Free Prime Two-Day Shipping on Authoritarianism

Dude, when you said “Democracy Dies in Darkness” we didn’t know it was your mission statement

From The Guardian (U.K.):

Jeff Bezos, the self-proclaimed “hands-off” owner of the Washington Post, emailed staffers this morning about a change he is applying to the paper’s opinion section that appears to align the newspaper more closely with the political right.

“I’m writing to let you know about a change coming to our opinion pages. We are going to be writing every day in support and defense of two pillars: personal liberties and free markets,” Bezos said.

“We’ll cover other topics too of course, but viewpoints opposing those pillars will be left to be published by others. There was a time when a newspaper, especially one that was a local monopoly, might have seen it as a service to bring to the reader’s doorstep every morning a broad-based opinion section that sought to cover all views. Today, the internet does that job.”

Bezos’s decision to inject more regular and weighty conservative theming will also see the departure of opinions editor David Shipley, although it was immediately unclear if he was fired for resisting Bezos’s direction, or chose to resign.

2 thoughts on “Free Prime Two-Day Shipping on Authoritarianism”

  1. I’ve been a subscriber to the Post since I moved to the Washington DC area after college in 1990. I even used to drive in to Squirrel Hill from my parent’s house in McKeesport to get the Sunday Post from a newsstand and I’d look for jobs. It was not a great time for an Econ major to find a job in the ‘Burgh.

    I’m canceling my subscription. He’s right, I don’t need the Post to get local news or to follow the Washington Sports teams. So there’s no reason for me to pay to read the garbage he’s going to put out in deference to his dear leader. He made a rocket in his own image…it looks like a dick.

    1. My mom bought me a subscription to the weekly Washington Post when I was in college. When I graduated, I subscribed via a newsstand in Monongahela that could get out-of-town papers. When the digital age arrived, I subscribed to the web edition. So the Post and I go back a long way.

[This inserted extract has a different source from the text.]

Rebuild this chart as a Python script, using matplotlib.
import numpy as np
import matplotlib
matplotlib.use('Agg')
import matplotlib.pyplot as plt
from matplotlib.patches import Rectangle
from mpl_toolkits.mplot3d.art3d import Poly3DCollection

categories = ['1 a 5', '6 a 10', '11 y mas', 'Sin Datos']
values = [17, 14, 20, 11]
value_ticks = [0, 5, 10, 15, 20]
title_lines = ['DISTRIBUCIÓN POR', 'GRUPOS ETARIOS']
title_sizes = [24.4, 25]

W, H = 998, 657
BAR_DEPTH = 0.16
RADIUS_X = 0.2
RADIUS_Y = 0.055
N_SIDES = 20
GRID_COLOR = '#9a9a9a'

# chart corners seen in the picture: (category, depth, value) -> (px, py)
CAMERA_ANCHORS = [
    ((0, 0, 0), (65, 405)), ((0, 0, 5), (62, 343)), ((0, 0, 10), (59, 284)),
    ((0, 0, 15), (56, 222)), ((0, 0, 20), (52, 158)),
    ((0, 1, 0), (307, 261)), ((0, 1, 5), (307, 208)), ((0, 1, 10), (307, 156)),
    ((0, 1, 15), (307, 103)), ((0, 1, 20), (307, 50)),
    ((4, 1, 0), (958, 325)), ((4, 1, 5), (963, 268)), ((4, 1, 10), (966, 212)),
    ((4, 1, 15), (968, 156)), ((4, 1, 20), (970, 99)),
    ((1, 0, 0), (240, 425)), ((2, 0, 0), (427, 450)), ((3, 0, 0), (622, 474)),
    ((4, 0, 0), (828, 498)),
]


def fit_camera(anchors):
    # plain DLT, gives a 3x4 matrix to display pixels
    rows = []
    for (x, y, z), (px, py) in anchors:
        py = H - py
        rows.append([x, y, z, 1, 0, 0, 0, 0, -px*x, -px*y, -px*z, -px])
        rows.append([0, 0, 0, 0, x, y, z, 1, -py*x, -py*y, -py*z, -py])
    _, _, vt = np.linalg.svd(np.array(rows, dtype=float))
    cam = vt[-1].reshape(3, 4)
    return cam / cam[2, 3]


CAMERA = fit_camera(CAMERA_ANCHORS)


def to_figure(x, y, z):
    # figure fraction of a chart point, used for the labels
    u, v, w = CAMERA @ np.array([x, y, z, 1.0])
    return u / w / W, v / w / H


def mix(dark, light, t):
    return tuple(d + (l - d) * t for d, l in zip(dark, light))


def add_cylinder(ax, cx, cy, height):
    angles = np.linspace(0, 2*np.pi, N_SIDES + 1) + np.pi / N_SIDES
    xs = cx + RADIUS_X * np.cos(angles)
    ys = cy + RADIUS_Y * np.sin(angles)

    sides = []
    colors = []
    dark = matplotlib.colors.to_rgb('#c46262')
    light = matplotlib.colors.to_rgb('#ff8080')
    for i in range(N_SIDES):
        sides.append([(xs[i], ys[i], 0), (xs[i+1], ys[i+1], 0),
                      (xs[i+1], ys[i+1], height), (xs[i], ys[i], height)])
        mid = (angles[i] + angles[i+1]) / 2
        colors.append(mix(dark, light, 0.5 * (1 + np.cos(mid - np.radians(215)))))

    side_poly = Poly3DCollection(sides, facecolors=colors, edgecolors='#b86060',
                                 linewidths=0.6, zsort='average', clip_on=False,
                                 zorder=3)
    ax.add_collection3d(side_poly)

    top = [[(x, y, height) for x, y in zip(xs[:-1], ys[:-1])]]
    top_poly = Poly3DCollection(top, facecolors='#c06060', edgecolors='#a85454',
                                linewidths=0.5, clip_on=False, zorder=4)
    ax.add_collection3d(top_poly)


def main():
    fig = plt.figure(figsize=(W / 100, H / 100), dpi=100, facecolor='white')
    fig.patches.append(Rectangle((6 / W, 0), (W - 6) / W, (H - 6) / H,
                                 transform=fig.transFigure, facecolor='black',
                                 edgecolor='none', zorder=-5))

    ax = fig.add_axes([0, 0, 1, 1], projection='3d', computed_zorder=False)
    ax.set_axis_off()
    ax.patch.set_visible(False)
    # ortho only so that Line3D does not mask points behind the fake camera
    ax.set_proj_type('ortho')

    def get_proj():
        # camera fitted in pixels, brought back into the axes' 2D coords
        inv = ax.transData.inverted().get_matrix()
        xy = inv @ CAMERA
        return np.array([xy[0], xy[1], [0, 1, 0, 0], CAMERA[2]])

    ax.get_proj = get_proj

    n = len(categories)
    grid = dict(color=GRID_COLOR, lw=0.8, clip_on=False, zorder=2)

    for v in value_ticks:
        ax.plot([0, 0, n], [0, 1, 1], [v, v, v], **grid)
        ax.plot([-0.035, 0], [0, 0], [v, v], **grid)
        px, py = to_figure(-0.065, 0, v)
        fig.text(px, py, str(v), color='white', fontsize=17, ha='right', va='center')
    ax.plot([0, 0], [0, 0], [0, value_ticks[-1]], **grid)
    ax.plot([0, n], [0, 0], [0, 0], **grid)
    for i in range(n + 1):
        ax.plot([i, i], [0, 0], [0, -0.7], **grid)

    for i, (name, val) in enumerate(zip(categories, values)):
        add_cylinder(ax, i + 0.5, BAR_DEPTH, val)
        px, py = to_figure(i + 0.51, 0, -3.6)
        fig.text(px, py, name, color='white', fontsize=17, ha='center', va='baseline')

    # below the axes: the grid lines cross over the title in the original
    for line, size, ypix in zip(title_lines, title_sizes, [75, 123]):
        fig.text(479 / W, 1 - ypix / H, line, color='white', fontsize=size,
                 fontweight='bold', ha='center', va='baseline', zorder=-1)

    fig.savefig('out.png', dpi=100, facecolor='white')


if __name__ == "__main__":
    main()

      I canceled my 20-year-plus subscription in November and haven’t really regretted it. I get my foreign news from the Christian Science Monitor (I have been stanning the Monitor for 20 years, and I’ve never been a Christian Scientist) and my political news from Talking Points Memo, Defector, and The Bulwark.

      If Bezos doesn’t want my business, I’m happy to oblige. I also canceled Amazon Prime and my Amazon credit card.